With the strong currency, "we are starting to adapt to it", he said, pointing to the fact that the steel division is at cash break even, and not far off being at a break even in terms of earnings.

"I don't see a near term upside in the domestic market," he said. "I think it will be tough for the balance of the financial year. We've got to gear the business for things to continue (to be) tough.''

Over the past 12 months, the company confronted severe headwinds in the steel division, he said, from both the weaker steel price coupled with the strong dollar.

Arrium is profiting from the strength of its mining products division, which boosted earnings amid ongoing volume increases coupled with the anticipation of a pick up in iron ore prices which, with an increase in export volumes should boost earnings of this division significantly through the balance of the year.

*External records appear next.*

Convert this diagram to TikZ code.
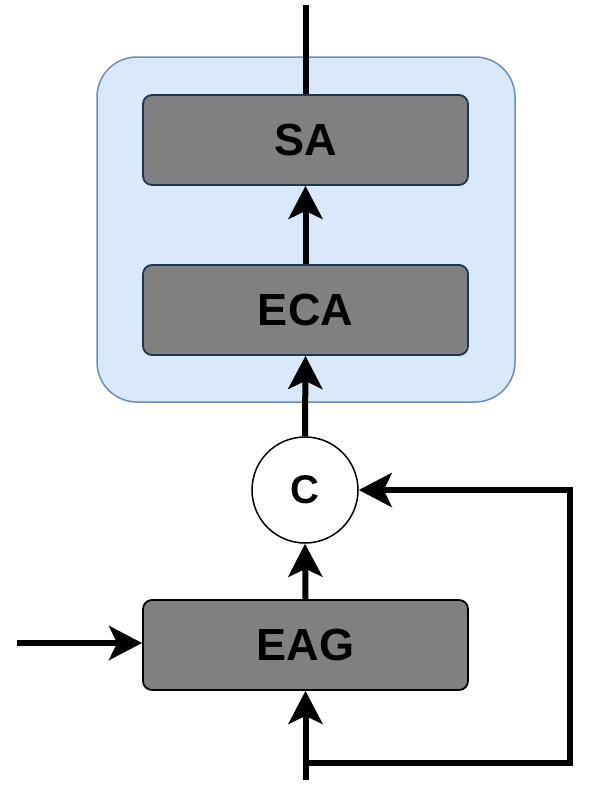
\documentclass[tikz,border=0pt]{standalone}
\usepackage{fontspec}
\setmainfont{Liberation Sans}
\usetikzlibrary{arrows.meta}
\definecolor{contfill}{HTML}{DAE8FC}
\definecolor{contdraw}{HTML}{6C8EBF}
\definecolor{boxfill}{HTML}{808080}
\definecolor{boxdraw}{HTML}{1E3650}
\begin{document}
\begin{tikzpicture}[x=1pt,y=-1pt,
  container/.style={fill=contfill,draw=contdraw,line width=1.5pt,rounded corners=40pt},
  block/.style={rectangle,fill=boxfill,draw=boxdraw,line width=1.8pt,rounded corners=9pt,
    minimum width=325pt,minimum height=90pt,inner sep=0pt,
    font=\fontsize{45}{54}\selectfont\bfseries},
  joiner/.style={circle,fill=white,draw=black,line width=1.5pt,minimum size=106pt,inner sep=0pt,
    font=\fontsize{40}{48}\selectfont\bfseries},
  wire/.style={line width=6pt,line join=miter},
  arr/.style={wire,-{Stealth[length=33pt,width=34pt,inset=8pt]}}]
\useasboundingbox (0,0) rectangle (591,798);
\draw[container] (97,57) rectangle (515,402);
\node[block] (SA) at (305.5,140) {SA};
\node[block] (ECA) at (305.5,310) {ECA};
\node[joiner] (C) at (305,490) {C};
\node[block,draw=black] (EAG) at (305.5,645) {EAG};
\coordinate (top) at (305.5,5);
\coordinate (in) at (17,643);
\coordinate (bot) at (305.5,780);
\coordinate (fb) at (305.5,763);
\coordinate (fbr) at (570,763);
\draw[wire] (SA.north) -- (top);
\draw[arr] (ECA.north) -- (SA.south);
\draw[arr] (C.north) -- (ECA.south);
\draw[arr] (EAG.north) -- (C.south);
\draw[arr] (in) -- (in -| EAG.west);
\draw[arr] (bot) -- (EAG.south);
\draw[arr] (fb) -- (fbr) |- (C.east);
\end{tikzpicture}
\end{document}
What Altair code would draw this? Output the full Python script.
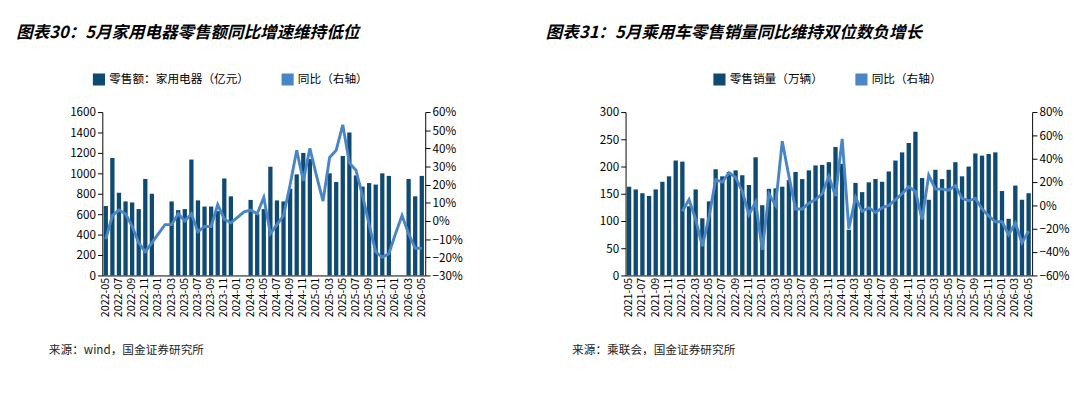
import altair as alt
import pandas as pd

FONT = "Noto Sans CJK SC"
BAR_C = "#0f4a73"
LINE_C = "#4a86c5"

# ---- left: 家用电器 ----
months_a = pd.period_range("2022-05", "2026-05", freq="M").strftime("%Y-%m").tolist()
sales_a = [680, 1150, 810, 725, 715, 650, 945, 800, None, None,
           725, 640, 650, 1135, 735, 675, 675, 630, 950, 775, None, None,
           740, 600, 650, 1065, 735, 725, 850, 990, 1200, 1140, None, None,
           1000, 915, 1170, 1400, 980, 870, 905, 890, 1000, 975, None, None,
           945, 775, 975]
yoy_a = [-10, 3, 6, 4, -3, -12, -17, -12, -7, -2,
         -2, 4, 0, 4, -6, -3, -3, 9, 1, -1, 2, 5,
         6, 4, 13, -7, -2, 3, 20, 39, 22, 40, 25, 11,
         35, 39, 53, 32, 28, 14, -2, -17, -20, -18, -7, 3,
         -7, -15, -15]

# ---- right: 乘用车 ----
months_b = pd.period_range("2021-05", "2026-05", freq="M").strftime("%Y-%m").tolist()
sales_b = [163, 158, 151, 146, 158, 172, 182, 211,
           209, 127, 158, 105, 136, 195, 182, 190, 193, 184, 166, 217,
           129, 159, 160, 163, 175, 190, 177, 193, 202, 203, 208, 236,
           205, 84, 170, 153, 171, 177, 172, 191, 211, 226, 243, 264,
           179, 139, 194, 177, 194, 208, 182, 200, 224, 220, 223, 226,
           155, 104, 165, 139, 151]
yoy_b = [None] * 8 + [
    -5, 5, -12, -35, -10, 22, 20, 28, 24, 12, -8, 3,
    -38, 10, 0, 55, 25, -3, -3, 2, 5, 10, 25, 8,
    57, -20, 7, -5, -2, -6, -2, 0, 5, 10, 16, 12,
    -12, 26, 14, 14, 13, 17, 6, 4, 6, -3, -9, -14,
    -14, -25, -15, -32, -22]


def panel(months, sales, yoy, bar_name, ydom, ystep, rdom, rstep, w, title, source, lx):
    df = pd.DataFrame({"month": months, "sales": sales,
                       "yoy": [None if v is None else v / 100 for v in yoy]})
    df["s1"] = bar_name
    df["s2"] = "同比（右轴）"
    color = alt.Scale(domain=[bar_name, "同比（右轴）"], range=[BAR_C, LINE_C])
    xax = alt.X("month:O", title=None, scale=alt.Scale(paddingInner=0.35, paddingOuter=0.2),
                axis=alt.Axis(values=months[::2], labelAngle=-90, labelFontSize=11,
                              ticks=False, domainColor="#000", labelColor="#000"))
    bars = alt.Chart(df).transform_filter("datum.sales != null").mark_bar(color=BAR_C).encode(
        x=xax,
        y=alt.Y("sales:Q", title=None, scale=alt.Scale(domain=ydom, nice=False),
                axis=alt.Axis(values=list(range(ydom[0], ydom[1] + 1, ystep)), grid=False,
                              format="d", labelFontSize=12, domainColor="#000",
                              tickColor="#000", labelColor="#000")),
        color=alt.Color("s1:N", scale=color, title=None,
                        legend=alt.Legend(orient="none", legendX=lx, legendY=-40,
                                          direction="horizontal", labelFontSize=12,
                                          symbolType="square", symbolSize=120,
                                          labelFont=FONT, columnPadding=30)),
    )
    line = alt.Chart(df).transform_filter("datum.yoy != null").mark_line(
        color=LINE_C, strokeWidth=3).encode(
        x=xax,
        y=alt.Y("yoy:Q", title=None, scale=alt.Scale(domain=rdom, nice=False),
                axis=alt.Axis(orient="right", format=".0%", grid=False,
                              values=[v / 100 for v in range(int(rdom[0] * 100), int(rdom[1] * 100) + 1, rstep)],
                              labelFontSize=12, domainColor="#000", tickColor="#000",
                              labelColor="#000")),
        color=alt.Color("s2:N", scale=color, title=None),
    )
    chart = alt.layer(bars, line).resolve_scale(y="independent").properties(
        width=w, height=168,
        title=alt.TitleParams(title, anchor="start", fontSize=17, font=FONT,
                              fontStyle="italic", fontWeight="bold", offset=66, dx=-55))
    src = alt.Chart(pd.DataFrame({"t": [source]})).mark_text(
        align="left", font=FONT, fontSize=12, color="#222").encode(
        x=alt.value(-55), y=alt.value(22), text="t:N").properties(width=w, height=24)
    return alt.vconcat(chart, src, spacing=12)


left = panel(months_a, sales_a, yoy_a, "零售额：家用电器（亿元）", [0, 1600], 200,
             [-0.3, 0.6], 10, 332, "图表30：5月家用电器零售额同比增速维持低位",
             "来源：wind，国金证券研究所", -10)
right = panel(months_b, sales_b, yoy_b, "零售销量（万辆）", [0, 300], 50,
              [-0.6, 0.8], 20, 418, "图表31：5月乘用车零售销量同比维持双位数负增长",
              "来源：乘联会，国金证券研究所", 90)

chart = alt.hconcat(left, right, spacing=85).resolve_scale(color="independent").configure(
    font=FONT, padding={"left": 8, "top": 12, "right": 2, "bottom": 2}).configure_view(stroke=None)

chart.save("out.html", embed_options={"renderer": "svg", "actions": False})
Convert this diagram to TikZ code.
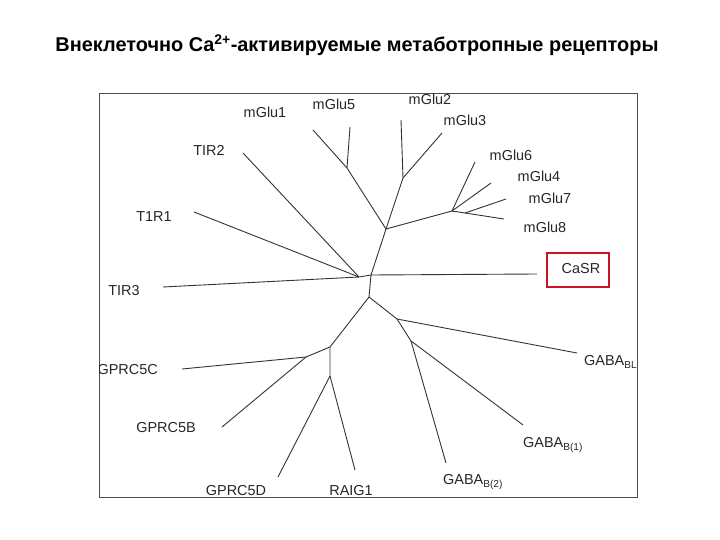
\documentclass[tikz,border=0pt]{standalone}
\usepackage{fontspec}
\setmainfont{Liberation Sans}
\definecolor{framegray}{RGB}{70,78,95}
\definecolor{boxred}{RGB}{200,20,35}
\tikzset{
  branch/.style={draw=black!80, line width=0.9bp},
  leaf/.style={font=\fontsize{14.5}{16}\selectfont, inner sep=0pt, text=black!85},
}
\begin{document}
\begin{tikzpicture}[x=1bp,y=-1bp]
    \useasboundingbox (0,0) rectangle (720,540);

    \node[font=\bfseries\fontsize{20}{23}\selectfont] (title) at (357,45) {Внеклеточно Ca\textsuperscript{2+}-активируемые метаботропные рецепторы};

    \draw [framegray, line width=1bp] (99,94) rectangle (637,497);

    % inner nodes of the tree
    \coordinate (nL) at (359,277);
    \coordinate (c0) at (371,275);
    \coordinate (c1) at (369,297);
    \coordinate (nA) at (386,229);
    \coordinate (nM15) at (347,168);
    \coordinate (nM23) at (403,178);
    \coordinate (nM48) at (452,211);
    \coordinate (nM78) at (465,213);
    \coordinate (nG5) at (330,347);
    \coordinate (nG5b) at (306,357);
    \coordinate (nG5d) at (330,376);
    \coordinate (nGB) at (397,319);
    \coordinate (nGB12) at (411,341);

    % leaf ends
    \coordinate (eT1R1) at (194,212);
    \coordinate (eTIR2) at (243,153);
    \coordinate (eTIR3) at (163,287);
    \coordinate (eGlu1) at (313,130);
    \coordinate (eGlu5) at (350,127);
    \coordinate (eGlu2) at (401,120);
    \coordinate (eGlu3) at (442,133);
    \coordinate (eGlu6) at (475,162);
    \coordinate (eGlu4) at (491,183);
    \coordinate (eGlu7) at (506,199);
    \coordinate (eGlu8) at (504,219);
    \coordinate (eCaSR) at (537,274);
    \coordinate (eG5C) at (182,369);
    \coordinate (eG5B) at (222,427);
    \coordinate (eG5D) at (278,477);
    \coordinate (eRAIG) at (355,470);
    \coordinate (eGBL) at (577,353);
    \coordinate (eGB1) at (523,425);
    \coordinate (eGB2) at (446,463);

    % branches
    \draw [branch] (eT1R1) -- (nL);
    \draw [branch] (eTIR2) -- (nL);
    \draw [branch] (eTIR3) -- (nL) -- (c0);
    \draw [branch] (c0) -- (eCaSR);
    \draw [branch] (c0) -- (nA);
    \draw [branch] (nA) -- (nM15) -- (eGlu1);
    \draw [branch] (nM15) -- (eGlu5);
    \draw [branch] (nA) -- (nM23) -- (eGlu2);
    \draw [branch] (nM23) -- (eGlu3);
    \draw [branch] (nA) -- (nM48) -- (eGlu6);
    \draw [branch] (nM48) -- (eGlu4);
    \draw [branch] (nM48) -- (nM78) -- (eGlu7);
    \draw [branch] (nM78) -- (eGlu8);
    \draw [branch] (c0) -- (c1);
    \draw [branch] (c1) -- (nG5) -- (nG5b) -- (eG5C);
    \draw [branch] (nG5b) -- (eG5B);
    \draw [branch] (nG5) -- (nG5d) -- (eG5D);
    \draw [branch] (nG5d) -- (eRAIG);
    \draw [branch] (c1) -- (nGB) -- (eGBL);
    \draw [branch] (nGB) -- (nGB12) -- (eGB1);
    \draw [branch] (nGB12) -- (eGB2);

    % labels, cut at the frame
    \begin{scope}
    \clip (99,94) rectangle (637,497);
    \node[leaf] (mglu1) at (265,112) {mGlu1};
    \node[leaf] (mglu5) at (334,104) {mGlu5};
    \node[leaf] (mglu2) at (430,99) {mGlu2};
    \node[leaf] (mglu3) at (465,120) {mGlu3};
    \node[leaf] (mglu6) at (511,155) {mGlu6};
    \node[leaf] (mglu4) at (539,176) {mGlu4};
    \node[leaf] (mglu7) at (550,198) {mGlu7};
    \node[leaf] (mglu8) at (545,227) {mGlu8};
    \node[leaf] (tir2) at (209,150) {TIR2};
    \node[leaf] (t1r1) at (154,217) {T1R1};
    \node[leaf] (tir3) at (124,291) {TIR3};
    \node[leaf, anchor=east] (gprc5c) at (158,370) {GPRC5C};
    \node[leaf] (gprc5b) at (166,428) {GPRC5B};
    \node[leaf] (gprc5d) at (236,491) {GPRC5D};
    \node[leaf] (raig1) at (351,491) {RAIG1};
    \node[leaf, anchor=west] (gabbl) at (584,362) {GABA\textsubscript{BL}};
    \node[leaf, anchor=west] (gabb1) at (523,445) {GABA\textsubscript{B(1)}};
    \node[leaf, anchor=west] (gabb2) at (443,482) {GABA\textsubscript{B(2)}};
    \end{scope}

    \node[leaf] (casr) at (581,269) {CaSR};
    \draw [boxred, line width=2bp] (547,253) rectangle (609,287);

\end{tikzpicture}
\end{document}
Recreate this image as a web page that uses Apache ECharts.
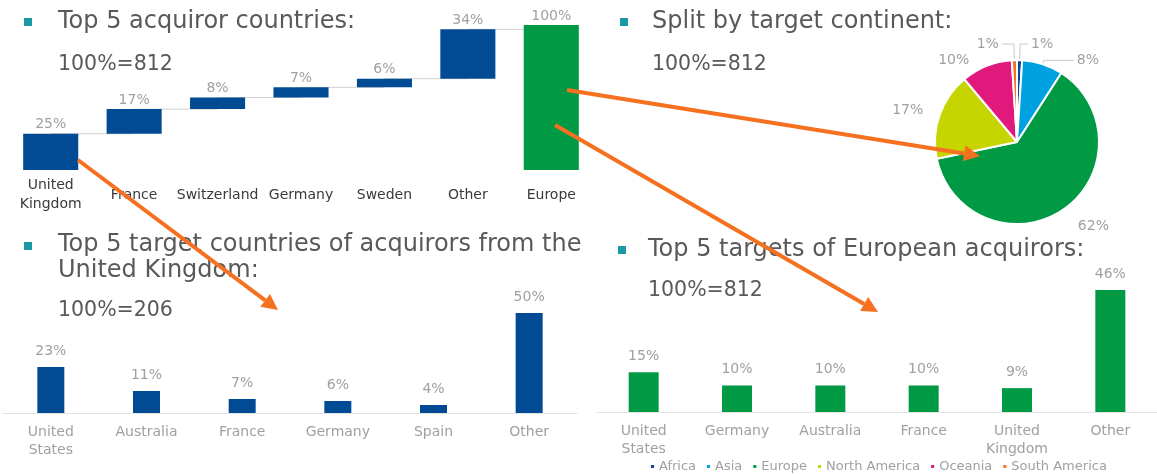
<!DOCTYPE html>
<html>
<head>
<meta charset="utf-8">
<script src="https://cdn.jsdelivr.net/npm/echarts@6/dist/echarts.min.js"></script>
<style>
html, body { margin: 0; padding: 0; background: #fff; }
#main { width: 1157px; height: 474px; }
</style>
</head>
<body>
<div id="main"></div>
<script>
// top left: waterfall of acquiror countries
var acqCountries = ['United\nKingdom', 'France', 'Switzerland', 'Germany', 'Sweden', 'Other', 'Europe'];
var acqShares = [25, 17, 8, 7, 6, 34, 100];

// top right: split by target continent
var continents = ['Africa', 'Asia', 'Europe', 'North America', 'Oceania', 'South America'];
var continentShares = [1, 8, 62, 17, 10, 1];
var continentColors = ['#0a4a95', '#00a1e0', '#009a44', '#c6d400', '#e2197c', '#f4721f'];

// bottom left: targets of UK acquirors
var ukTargets = ['United\nStates', 'Australia', 'France', 'Germany', 'Spain', 'Other'];
var ukShares = [23, 11, 7, 6, 4, 50];

// bottom right: targets of European acquirors
var euTargets = ['United\nStates', 'Germany', 'Australia', 'France', 'United\nKingdom', 'Other'];
var euShares = [15, 10, 10, 10, 9, 46];

var BLUE = '#004b93';
var GREEN = '#009a44';
var GREY = '#a0a0a0';
var TITLE = '#595959';
var TEAL = '#1b9aa6';
var ORANGE = '#f5701f';

var chart = echarts.init(document.getElementById('main'));

// base of each floating bar and the running top for the connector
var acqBase = [];
var acqTop = [];
var run = 0;
for (var i = 0; i < acqShares.length; i++) {
	if (i === acqShares.length - 1) {
		acqBase.push(0);
		acqTop.push(acqShares[i]);
	} else {
		acqBase.push(run);
		run += acqShares[i];
		acqTop.push(run);
	}
}

// label line tweaks per pie slice (Africa .. South America)
var pieLines = [
	{ show: true, length: 16, length2: 8 },
	{ show: true, length: 4, length2: 30 },
	{ show: false, length: 20, length2: 0 },
	{ show: false, length: 14, length2: 0 },
	{ show: false, length: 6, length2: 12 },
	{ show: true, length: 16, length2: 12 }
];

function heading(text, left, top, size) {
	return {
		text: text, left: left, top: top, padding: 0,
		textStyle: { color: TITLE, fontSize: size, fontWeight: 'normal', fontFamily: 'DejaVu Sans', lineHeight: 26 }
	};
}

function bullet(x, y) {
	return { type: 'rect', left: x, top: y, shape: { width: 8, height: 8 }, style: { fill: TEAL } };
}

// orange arrow from (x1,y1) to tip (x2,y2)
function arrow(x1, y1, x2, y2) {
	var a = Math.atan2(y2 - y1, x2 - x1);
	var len = 16, half = 8;
	var bx = x2 - len * Math.cos(a), by = y2 - len * Math.sin(a);
	var px = -Math.sin(a) * half, py = Math.cos(a) * half;
	return [
		{ type: 'line', z: 100, shape: { x1: x1, y1: y1, x2: bx, y2: by }, style: { stroke: ORANGE, lineWidth: 4 } },
		{ type: 'polygon', z: 100, shape: { points: [[x2, y2], [bx + px, by + py], [bx - px, by - py]] }, style: { fill: ORANGE } }
	];
}

var catAxisLabel = { color: GREY, fontSize: 14, fontFamily: 'DejaVu Sans', margin: 10, lineHeight: 18 };

var option = {
	animation: false,
	title: [
		heading('Top 5 acquiror countries:', 58, 9, 24),
		heading('100%=812', 58, 52, 20.5),
		heading('Split by target continent:', 652, 9, 24),
		heading('100%=812', 652, 52, 20.5),
		heading('Top 5 target countries of acquirors from the\nUnited Kingdom:', 58, 232, 24),
		heading('100%=206', 58, 298, 20.5),
		heading('Top 5 targets of European acquirors:', 648, 237, 24),
		heading('100%=812', 648, 278, 20.5)
	],
	legend: {
		data: continents,
		left: 649, top: 460, padding: 0,
		icon: 'rect', itemWidth: 5, itemHeight: 5, itemGap: 9,
		textStyle: { color: GREY, fontSize: 13, fontFamily: 'DejaVu Sans', padding: [0, 0, 0, -1] }
	},
	grid: [
		{ left: 9, width: 584, top: 25, height: 145 },
		{ left: 3, width: 574, top: 313, height: 100 },
		{ left: 597, width: 560, top: 290, height: 122 }
	],
	xAxis: [
		{
			gridIndex: 0, type: 'category', data: acqCountries,
			axisLine: { show: false }, axisTick: { show: false },
			axisLabel: { color: '#3a3a3a', fontSize: 14, fontFamily: 'DejaVu Sans', margin: 25, lineHeight: 19, verticalAlign: 'middle', interval: 0 }
		},
		{
			gridIndex: 1, type: 'category', data: ukTargets,
			axisLine: { lineStyle: { color: '#e3e3e3' } }, axisTick: { show: false },
			axisLabel: Object.assign({ interval: 0 }, catAxisLabel)
		},
		{
			gridIndex: 2, type: 'category', data: euTargets,
			axisLine: { lineStyle: { color: '#e3e3e3' } }, axisTick: { show: false },
			axisLabel: Object.assign({ interval: 0 }, catAxisLabel)
		}
	],
	yAxis: [
		{ gridIndex: 0, type: 'value', min: 0, max: 100, show: false },
		{ gridIndex: 1, type: 'value', min: 0, max: 50, show: false },
		{ gridIndex: 2, type: 'value', min: 0, max: 46, show: false }
	],
	series: [
		// connector lines of the waterfall
		{
			type: 'line', xAxisIndex: 0, yAxisIndex: 0, data: acqTop, step: 'end',
			symbol: 'none', lineStyle: { color: '#d0d0d0', width: 1 }, z: 1, silent: true
		},
		{
			type: 'bar', xAxisIndex: 0, yAxisIndex: 0, stack: 'wf', data: acqBase,
			barWidth: '66%', itemStyle: { color: 'transparent' }, z: 2, silent: true
		},
		{
			type: 'bar', xAxisIndex: 0, yAxisIndex: 0, stack: 'wf', data: acqShares,
			barWidth: '66%', z: 3,
			itemStyle: {
				color: function (p) { return p.dataIndex === acqShares.length - 1 ? GREEN : BLUE; }
			},
			label: { show: true, position: 'top', formatter: '{c}%', color: GREY, fontSize: 14, fontFamily: 'DejaVu Sans', distance: 2 }
		},
		{
			type: 'pie', name: 'Continent', center: [1017, 142], radius: 82,
			startAngle: 90, clockwise: true, avoidLabelOverlap: false,
			data: continents.map(function (n, k) {
				return {
					name: n, value: continentShares[k],
					itemStyle: { color: continentColors[k] },
					labelLine: pieLines[k]
				};
			}),
			itemStyle: { borderColor: '#fff', borderWidth: 2 },
			label: { formatter: '{c}%', color: GREY, fontSize: 14, fontFamily: 'DejaVu Sans', distanceToLabelLine: 3 },
			labelLine: { lineStyle: { color: '#c8c8c8' } }
		},
		{
			type: 'bar', xAxisIndex: 1, yAxisIndex: 1, data: ukShares, barWidth: 27,
			itemStyle: { color: BLUE },
			label: { show: true, position: 'top', formatter: '{c}%', color: GREY, fontSize: 14, fontFamily: 'DejaVu Sans', distance: 9 }
		},
		{
			type: 'bar', xAxisIndex: 2, yAxisIndex: 2, data: euShares, barWidth: 30,
			itemStyle: { color: GREEN },
			label: { show: true, position: 'top', formatter: '{c}%', color: GREY, fontSize: 14, fontFamily: 'DejaVu Sans', distance: 9 }
		}
	],
	graphic: [
		bullet(24, 18),
		bullet(620, 18),
		bullet(24, 242),
		bullet(618, 246)
	].concat(
		arrow(567, 90, 980, 156),
		arrow(555, 125, 878, 312),
		arrow(78, 160, 278, 310)
	)
};

chart.setOption(option);
</script>
</body>
</html>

Mr Plummer would not comment on  the status of negotiations to offload the group's tube and pipe unit, which accounted for the bulk of last week's $474 million asset write-down.

Arrium was "investigating prospects for selling that business," Mr Plummer said. "I don't plan to speculate on the status of that."

Strong iron ore, better steel

While pointing to the strong performance of its iron ore mining and the mining products divisions, Arrium  noted the "significant improvement" in its steel business despite the ongoing weakness in the global steel market.

The solid figures from Arrium followed the pretax loss of $12 million reported yesterday by Bluescope Steel, which also pointed to the prospects for a significant rebound in earnings from now.

Arrium, the former OneSteel, said the steel division will remain under pressure through the rest of the financial year, amid generally weak demand and soft product prices.

However, the mining products unit will continue to perform well, it said, while the mining division will benefit from the ongoing recovery in iron ore prices.

The company refrained from providing any specific earnings guidance, although it said it did expect earnings to be skewed towards the second half.

Lower iron ore prices had a $75 million to $85 million impact on net profit in the mining business, compared to the previous corresponding period, Mr Plummer said.

‘‘While further volatility is possible, we anticipate iron ore prices for the balance of this financial year to continue to be above the average level for the first half,’’ the company said in a statement.

‘‘For the OneSteel steel businesses, we expect continuation of the difficult external environment, including a high Australian dollar and generally weak domestic demand,’’ the company said.